* start *

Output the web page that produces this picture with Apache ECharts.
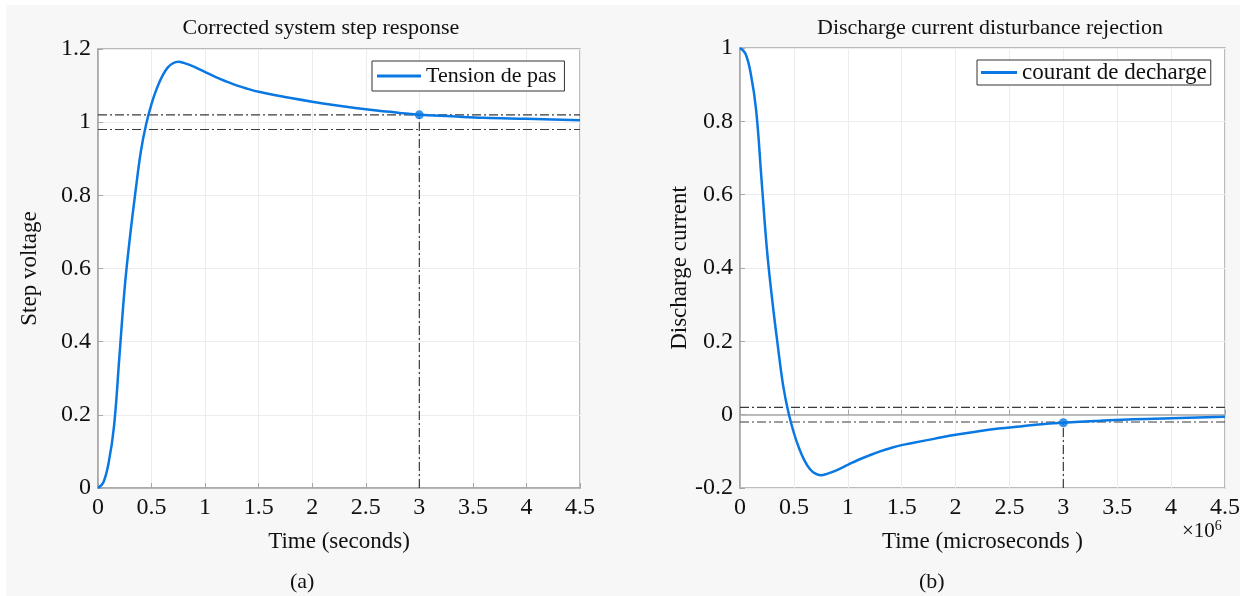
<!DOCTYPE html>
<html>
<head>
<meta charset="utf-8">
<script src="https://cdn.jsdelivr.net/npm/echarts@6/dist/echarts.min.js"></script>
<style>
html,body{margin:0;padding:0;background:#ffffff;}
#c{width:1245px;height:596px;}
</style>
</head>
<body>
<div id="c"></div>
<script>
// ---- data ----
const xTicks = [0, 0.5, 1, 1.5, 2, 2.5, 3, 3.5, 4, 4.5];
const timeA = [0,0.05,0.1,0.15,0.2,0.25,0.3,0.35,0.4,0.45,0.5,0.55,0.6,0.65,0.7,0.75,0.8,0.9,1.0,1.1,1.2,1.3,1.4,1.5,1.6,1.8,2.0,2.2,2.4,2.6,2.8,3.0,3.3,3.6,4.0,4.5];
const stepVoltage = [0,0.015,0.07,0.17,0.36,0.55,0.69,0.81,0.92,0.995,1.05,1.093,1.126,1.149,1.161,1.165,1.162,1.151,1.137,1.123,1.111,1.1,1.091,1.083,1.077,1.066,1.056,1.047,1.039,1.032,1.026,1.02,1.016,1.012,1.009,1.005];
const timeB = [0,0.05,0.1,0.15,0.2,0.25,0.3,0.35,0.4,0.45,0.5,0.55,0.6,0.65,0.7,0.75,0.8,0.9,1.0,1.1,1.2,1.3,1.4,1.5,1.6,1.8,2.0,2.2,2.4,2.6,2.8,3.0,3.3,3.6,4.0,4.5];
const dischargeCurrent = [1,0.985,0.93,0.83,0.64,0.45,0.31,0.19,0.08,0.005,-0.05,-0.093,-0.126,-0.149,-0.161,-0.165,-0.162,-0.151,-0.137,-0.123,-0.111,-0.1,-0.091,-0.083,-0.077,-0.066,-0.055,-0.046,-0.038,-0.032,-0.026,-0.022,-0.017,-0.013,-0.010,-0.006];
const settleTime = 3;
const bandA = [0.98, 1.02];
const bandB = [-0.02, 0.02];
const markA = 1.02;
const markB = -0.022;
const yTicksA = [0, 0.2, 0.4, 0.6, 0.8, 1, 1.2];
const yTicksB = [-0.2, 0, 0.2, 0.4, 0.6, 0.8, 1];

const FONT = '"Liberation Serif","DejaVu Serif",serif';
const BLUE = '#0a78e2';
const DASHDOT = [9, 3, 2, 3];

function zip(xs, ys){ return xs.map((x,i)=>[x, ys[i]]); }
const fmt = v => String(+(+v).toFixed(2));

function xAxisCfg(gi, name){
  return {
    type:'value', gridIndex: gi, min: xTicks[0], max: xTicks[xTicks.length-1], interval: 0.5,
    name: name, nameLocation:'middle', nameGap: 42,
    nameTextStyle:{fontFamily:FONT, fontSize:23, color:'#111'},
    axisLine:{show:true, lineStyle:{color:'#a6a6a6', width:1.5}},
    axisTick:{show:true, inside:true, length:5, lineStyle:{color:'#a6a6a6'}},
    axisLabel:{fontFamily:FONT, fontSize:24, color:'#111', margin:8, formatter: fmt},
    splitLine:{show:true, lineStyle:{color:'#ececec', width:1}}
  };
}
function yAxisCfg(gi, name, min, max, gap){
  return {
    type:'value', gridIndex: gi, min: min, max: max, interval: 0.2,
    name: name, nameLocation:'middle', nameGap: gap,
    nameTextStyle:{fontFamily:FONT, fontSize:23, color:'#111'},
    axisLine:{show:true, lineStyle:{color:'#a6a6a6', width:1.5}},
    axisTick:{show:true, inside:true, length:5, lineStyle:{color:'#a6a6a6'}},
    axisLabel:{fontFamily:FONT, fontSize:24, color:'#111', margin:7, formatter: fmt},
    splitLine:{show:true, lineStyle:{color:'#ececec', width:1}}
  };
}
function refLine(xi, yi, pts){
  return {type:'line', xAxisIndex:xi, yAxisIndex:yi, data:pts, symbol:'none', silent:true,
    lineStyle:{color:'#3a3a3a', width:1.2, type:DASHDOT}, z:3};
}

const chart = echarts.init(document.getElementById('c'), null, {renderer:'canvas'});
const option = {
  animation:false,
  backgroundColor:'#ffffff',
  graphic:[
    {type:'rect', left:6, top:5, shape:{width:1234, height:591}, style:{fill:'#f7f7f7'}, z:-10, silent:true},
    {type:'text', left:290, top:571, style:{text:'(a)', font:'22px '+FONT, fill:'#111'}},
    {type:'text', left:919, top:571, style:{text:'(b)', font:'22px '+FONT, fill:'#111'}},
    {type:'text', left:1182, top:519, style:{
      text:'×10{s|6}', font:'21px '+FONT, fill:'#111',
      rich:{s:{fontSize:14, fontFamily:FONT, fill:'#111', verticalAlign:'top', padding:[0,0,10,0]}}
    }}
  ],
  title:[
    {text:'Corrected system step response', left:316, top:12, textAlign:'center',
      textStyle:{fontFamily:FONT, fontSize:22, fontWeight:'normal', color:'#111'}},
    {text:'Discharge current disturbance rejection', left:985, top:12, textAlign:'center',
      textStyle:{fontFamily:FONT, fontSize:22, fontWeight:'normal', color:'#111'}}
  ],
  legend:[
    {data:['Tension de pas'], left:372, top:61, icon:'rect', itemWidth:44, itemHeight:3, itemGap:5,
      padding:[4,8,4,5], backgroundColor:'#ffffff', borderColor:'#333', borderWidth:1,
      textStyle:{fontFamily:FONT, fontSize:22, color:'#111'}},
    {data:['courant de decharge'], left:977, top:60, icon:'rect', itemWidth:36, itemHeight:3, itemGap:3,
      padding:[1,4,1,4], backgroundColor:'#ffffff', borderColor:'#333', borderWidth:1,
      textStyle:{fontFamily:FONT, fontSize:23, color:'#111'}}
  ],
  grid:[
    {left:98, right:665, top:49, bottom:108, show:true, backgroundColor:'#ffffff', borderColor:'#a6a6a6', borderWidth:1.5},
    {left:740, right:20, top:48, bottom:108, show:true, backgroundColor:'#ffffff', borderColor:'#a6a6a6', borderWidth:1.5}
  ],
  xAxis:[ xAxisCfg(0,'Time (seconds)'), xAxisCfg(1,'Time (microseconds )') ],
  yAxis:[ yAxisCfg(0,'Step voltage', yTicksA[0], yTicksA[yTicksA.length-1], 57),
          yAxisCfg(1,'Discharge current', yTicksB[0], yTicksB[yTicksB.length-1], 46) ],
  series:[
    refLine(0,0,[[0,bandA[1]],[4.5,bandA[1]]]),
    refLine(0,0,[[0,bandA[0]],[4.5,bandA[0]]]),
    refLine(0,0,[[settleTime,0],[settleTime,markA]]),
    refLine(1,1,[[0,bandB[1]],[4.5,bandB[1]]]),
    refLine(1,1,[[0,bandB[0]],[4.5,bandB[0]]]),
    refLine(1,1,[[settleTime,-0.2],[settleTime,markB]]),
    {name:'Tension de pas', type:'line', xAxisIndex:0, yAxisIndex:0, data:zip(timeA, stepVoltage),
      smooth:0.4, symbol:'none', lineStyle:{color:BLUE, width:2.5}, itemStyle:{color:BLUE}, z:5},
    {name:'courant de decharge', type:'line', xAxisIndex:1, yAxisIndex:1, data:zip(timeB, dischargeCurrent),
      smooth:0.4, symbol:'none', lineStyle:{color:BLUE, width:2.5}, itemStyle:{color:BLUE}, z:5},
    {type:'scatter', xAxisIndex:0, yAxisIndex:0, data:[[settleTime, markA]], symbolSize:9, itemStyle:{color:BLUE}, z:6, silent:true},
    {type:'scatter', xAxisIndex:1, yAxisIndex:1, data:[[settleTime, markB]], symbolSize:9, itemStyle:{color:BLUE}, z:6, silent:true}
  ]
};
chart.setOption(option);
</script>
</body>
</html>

* end *
* start *

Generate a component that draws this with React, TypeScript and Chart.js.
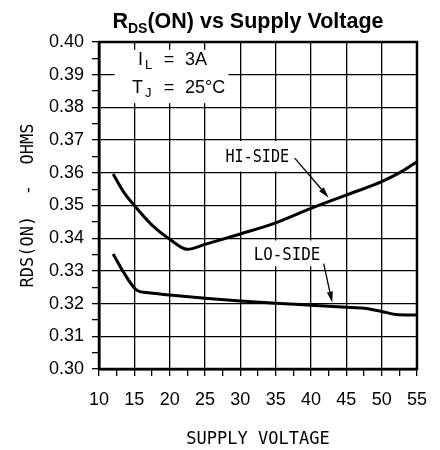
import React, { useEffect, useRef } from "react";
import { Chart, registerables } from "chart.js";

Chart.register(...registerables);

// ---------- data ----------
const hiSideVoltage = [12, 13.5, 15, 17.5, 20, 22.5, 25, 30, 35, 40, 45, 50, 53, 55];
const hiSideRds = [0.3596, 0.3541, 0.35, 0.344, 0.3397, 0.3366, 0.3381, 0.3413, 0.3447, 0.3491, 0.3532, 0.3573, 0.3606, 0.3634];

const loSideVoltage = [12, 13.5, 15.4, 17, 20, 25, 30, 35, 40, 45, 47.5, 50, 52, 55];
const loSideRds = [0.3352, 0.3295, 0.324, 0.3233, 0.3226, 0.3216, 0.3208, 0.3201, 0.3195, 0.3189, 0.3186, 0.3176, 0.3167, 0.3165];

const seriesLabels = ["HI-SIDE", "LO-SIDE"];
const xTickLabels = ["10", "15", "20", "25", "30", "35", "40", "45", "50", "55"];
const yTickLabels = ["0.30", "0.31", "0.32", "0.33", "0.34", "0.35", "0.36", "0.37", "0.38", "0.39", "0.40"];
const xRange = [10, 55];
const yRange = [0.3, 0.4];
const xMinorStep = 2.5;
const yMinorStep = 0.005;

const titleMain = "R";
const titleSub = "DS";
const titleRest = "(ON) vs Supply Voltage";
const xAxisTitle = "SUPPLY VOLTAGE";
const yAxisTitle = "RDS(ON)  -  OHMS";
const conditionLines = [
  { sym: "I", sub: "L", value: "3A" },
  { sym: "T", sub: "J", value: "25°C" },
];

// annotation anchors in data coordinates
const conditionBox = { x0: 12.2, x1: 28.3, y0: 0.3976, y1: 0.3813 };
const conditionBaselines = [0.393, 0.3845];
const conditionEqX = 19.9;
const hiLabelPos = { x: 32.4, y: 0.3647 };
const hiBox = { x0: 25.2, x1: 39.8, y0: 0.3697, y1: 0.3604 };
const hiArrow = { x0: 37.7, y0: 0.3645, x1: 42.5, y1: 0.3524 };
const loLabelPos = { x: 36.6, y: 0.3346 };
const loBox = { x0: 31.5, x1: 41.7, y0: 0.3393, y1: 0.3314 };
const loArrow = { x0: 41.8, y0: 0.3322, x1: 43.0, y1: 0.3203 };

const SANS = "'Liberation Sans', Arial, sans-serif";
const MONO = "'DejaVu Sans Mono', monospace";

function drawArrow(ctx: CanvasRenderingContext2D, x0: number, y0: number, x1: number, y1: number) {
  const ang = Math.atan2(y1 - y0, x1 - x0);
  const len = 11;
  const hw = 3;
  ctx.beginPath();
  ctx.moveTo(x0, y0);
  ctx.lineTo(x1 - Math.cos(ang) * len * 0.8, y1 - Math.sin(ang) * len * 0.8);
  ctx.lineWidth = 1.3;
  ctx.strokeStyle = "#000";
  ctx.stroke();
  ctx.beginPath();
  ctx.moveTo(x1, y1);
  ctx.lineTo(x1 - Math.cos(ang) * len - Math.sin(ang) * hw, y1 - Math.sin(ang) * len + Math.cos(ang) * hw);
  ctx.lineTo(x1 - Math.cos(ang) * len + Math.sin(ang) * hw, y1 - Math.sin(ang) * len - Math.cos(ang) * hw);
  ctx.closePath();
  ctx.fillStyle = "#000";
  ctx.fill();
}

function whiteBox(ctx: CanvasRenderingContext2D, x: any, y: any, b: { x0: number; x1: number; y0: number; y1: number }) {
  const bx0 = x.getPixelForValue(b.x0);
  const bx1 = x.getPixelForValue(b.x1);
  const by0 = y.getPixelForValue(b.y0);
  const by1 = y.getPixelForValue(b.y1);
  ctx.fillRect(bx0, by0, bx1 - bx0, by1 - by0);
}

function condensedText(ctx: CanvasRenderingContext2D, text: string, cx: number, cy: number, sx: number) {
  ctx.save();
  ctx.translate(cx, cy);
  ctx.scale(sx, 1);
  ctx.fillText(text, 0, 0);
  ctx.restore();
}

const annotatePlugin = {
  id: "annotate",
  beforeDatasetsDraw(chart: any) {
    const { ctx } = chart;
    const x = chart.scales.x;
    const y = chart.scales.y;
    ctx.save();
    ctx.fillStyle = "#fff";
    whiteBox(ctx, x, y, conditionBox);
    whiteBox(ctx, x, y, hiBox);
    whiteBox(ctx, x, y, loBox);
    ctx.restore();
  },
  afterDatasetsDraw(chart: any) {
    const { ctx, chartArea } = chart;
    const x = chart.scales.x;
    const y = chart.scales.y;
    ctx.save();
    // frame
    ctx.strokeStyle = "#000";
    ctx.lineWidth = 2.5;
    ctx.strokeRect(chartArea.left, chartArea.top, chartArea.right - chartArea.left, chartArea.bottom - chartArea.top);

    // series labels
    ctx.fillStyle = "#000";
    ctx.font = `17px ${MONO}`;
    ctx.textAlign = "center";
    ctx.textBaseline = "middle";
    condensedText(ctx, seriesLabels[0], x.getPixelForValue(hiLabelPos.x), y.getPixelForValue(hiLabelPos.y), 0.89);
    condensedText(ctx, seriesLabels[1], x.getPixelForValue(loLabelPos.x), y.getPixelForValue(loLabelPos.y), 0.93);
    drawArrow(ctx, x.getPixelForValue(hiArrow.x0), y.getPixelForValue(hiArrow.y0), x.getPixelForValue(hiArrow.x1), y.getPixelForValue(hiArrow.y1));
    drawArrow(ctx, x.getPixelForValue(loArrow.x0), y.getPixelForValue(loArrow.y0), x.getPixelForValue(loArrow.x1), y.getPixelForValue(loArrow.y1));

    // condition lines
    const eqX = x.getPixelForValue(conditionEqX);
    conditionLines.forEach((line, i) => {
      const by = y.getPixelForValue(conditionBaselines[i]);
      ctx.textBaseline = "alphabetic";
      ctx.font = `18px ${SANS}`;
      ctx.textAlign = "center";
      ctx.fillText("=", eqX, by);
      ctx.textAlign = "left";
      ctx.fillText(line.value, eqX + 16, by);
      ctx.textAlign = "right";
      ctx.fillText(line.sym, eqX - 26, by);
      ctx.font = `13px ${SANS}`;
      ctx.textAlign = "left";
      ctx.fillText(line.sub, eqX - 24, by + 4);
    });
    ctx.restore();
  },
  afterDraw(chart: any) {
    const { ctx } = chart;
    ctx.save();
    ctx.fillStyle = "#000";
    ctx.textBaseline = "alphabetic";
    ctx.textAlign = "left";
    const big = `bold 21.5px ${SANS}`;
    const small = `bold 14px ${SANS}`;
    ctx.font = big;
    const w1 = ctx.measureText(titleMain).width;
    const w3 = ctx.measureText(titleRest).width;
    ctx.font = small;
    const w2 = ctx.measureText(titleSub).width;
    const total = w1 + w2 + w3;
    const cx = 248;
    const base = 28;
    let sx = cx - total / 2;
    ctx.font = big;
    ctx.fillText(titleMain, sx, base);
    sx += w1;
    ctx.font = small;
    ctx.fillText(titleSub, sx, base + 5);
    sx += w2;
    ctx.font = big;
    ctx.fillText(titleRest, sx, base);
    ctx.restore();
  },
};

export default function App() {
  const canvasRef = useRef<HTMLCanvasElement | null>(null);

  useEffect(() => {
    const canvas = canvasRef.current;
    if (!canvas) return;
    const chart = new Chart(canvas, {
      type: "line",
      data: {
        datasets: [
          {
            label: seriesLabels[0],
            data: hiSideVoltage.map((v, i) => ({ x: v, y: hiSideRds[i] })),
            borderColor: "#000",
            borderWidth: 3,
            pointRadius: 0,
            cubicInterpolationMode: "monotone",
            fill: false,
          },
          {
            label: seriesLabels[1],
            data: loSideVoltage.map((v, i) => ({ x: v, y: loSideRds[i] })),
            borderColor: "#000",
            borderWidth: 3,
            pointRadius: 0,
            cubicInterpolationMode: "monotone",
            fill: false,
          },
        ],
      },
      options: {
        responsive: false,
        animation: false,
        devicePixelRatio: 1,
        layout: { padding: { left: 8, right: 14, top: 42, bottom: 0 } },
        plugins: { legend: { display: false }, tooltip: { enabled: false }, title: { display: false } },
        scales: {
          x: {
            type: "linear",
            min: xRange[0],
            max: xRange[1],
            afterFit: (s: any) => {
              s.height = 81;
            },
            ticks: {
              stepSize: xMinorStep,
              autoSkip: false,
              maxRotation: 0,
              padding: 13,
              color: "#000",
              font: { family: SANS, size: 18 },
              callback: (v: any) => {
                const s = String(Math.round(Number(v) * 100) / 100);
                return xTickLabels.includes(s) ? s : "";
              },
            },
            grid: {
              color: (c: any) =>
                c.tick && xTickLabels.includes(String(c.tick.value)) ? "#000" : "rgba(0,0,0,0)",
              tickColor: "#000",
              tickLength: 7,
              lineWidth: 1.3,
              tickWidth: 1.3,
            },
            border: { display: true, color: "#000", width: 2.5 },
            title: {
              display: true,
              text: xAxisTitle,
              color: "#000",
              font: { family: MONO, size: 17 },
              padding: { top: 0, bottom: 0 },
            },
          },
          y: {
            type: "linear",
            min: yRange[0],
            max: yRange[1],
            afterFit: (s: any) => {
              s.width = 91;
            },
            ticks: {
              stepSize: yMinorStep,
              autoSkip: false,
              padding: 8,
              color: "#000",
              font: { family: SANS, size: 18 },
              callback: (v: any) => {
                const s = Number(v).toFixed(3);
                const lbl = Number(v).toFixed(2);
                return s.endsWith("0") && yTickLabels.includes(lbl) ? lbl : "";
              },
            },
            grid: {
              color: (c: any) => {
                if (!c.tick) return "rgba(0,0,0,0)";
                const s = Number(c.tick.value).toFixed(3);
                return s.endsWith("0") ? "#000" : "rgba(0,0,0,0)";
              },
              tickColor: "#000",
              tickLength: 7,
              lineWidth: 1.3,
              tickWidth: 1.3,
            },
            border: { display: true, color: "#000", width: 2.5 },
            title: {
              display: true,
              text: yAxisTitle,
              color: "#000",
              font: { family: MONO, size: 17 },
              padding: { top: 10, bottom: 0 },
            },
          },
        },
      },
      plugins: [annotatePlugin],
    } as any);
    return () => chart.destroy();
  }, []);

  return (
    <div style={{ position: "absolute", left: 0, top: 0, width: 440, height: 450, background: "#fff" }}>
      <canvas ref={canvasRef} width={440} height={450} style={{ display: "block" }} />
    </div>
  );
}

* end *

▸ Do this
All lines above from the one containing "Output the web" through the one containing "const DASHDOT = [9, 3, 2, 3];" are to be quoted exactly, and only those; pictures are left out.

▸ Exercise result
Output the web page that produces this picture with Apache ECharts.
<!DOCTYPE html>
<html>
<head>
<meta charset="utf-8">
<script src="https://cdn.jsdelivr.net/npm/echarts@6/dist/echarts.min.js"></script>
<style>
html,body{margin:0;padding:0;background:#ffffff;}
#c{width:1245px;height:596px;}
</style>
</head>
<body>
<div id="c"></div>
<script>
// ---- data ----
const xTicks = [0, 0.5, 1, 1.5, 2, 2.5, 3, 3.5, 4, 4.5];
const timeA = [0,0.05,0.1,0.15,0.2,0.25,0.3,0.35,0.4,0.45,0.5,0.55,0.6,0.65,0.7,0.75,0.8,0.9,1.0,1.1,1.2,1.3,1.4,1.5,1.6,1.8,2.0,2.2,2.4,2.6,2.8,3.0,3.3,3.6,4.0,4.5];
const stepVoltage = [0,0.015,0.07,0.17,0.36,0.55,0.69,0.81,0.92,0.995,1.05,1.093,1.126,1.149,1.161,1.165,1.162,1.151,1.137,1.123,1.111,1.1,1.091,1.083,1.077,1.066,1.056,1.047,1.039,1.032,1.026,1.02,1.016,1.012,1.009,1.005];
const timeB = [0,0.05,0.1,0.15,0.2,0.25,0.3,0.35,0.4,0.45,0.5,0.55,0.6,0.65,0.7,0.75,0.8,0.9,1.0,1.1,1.2,1.3,1.4,1.5,1.6,1.8,2.0,2.2,2.4,2.6,2.8,3.0,3.3,3.6,4.0,4.5];
const dischargeCurrent = [1,0.985,0.93,0.83,0.64,0.45,0.31,0.19,0.08,0.005,-0.05,-0.093,-0.126,-0.149,-0.161,-0.165,-0.162,-0.151,-0.137,-0.123,-0.111,-0.1,-0.091,-0.083,-0.077,-0.066,-0.055,-0.046,-0.038,-0.032,-0.026,-0.022,-0.017,-0.013,-0.010,-0.006];
const settleTime = 3;
const bandA = [0.98, 1.02];
const bandB = [-0.02, 0.02];
const markA = 1.02;
const markB = -0.022;
const yTicksA = [0, 0.2, 0.4, 0.6, 0.8, 1, 1.2];
const yTicksB = [-0.2, 0, 0.2, 0.4, 0.6, 0.8, 1];

const FONT = '"Liberation Serif","DejaVu Serif",serif';
const BLUE = '#0a78e2';
const DASHDOT = [9, 3, 2, 3];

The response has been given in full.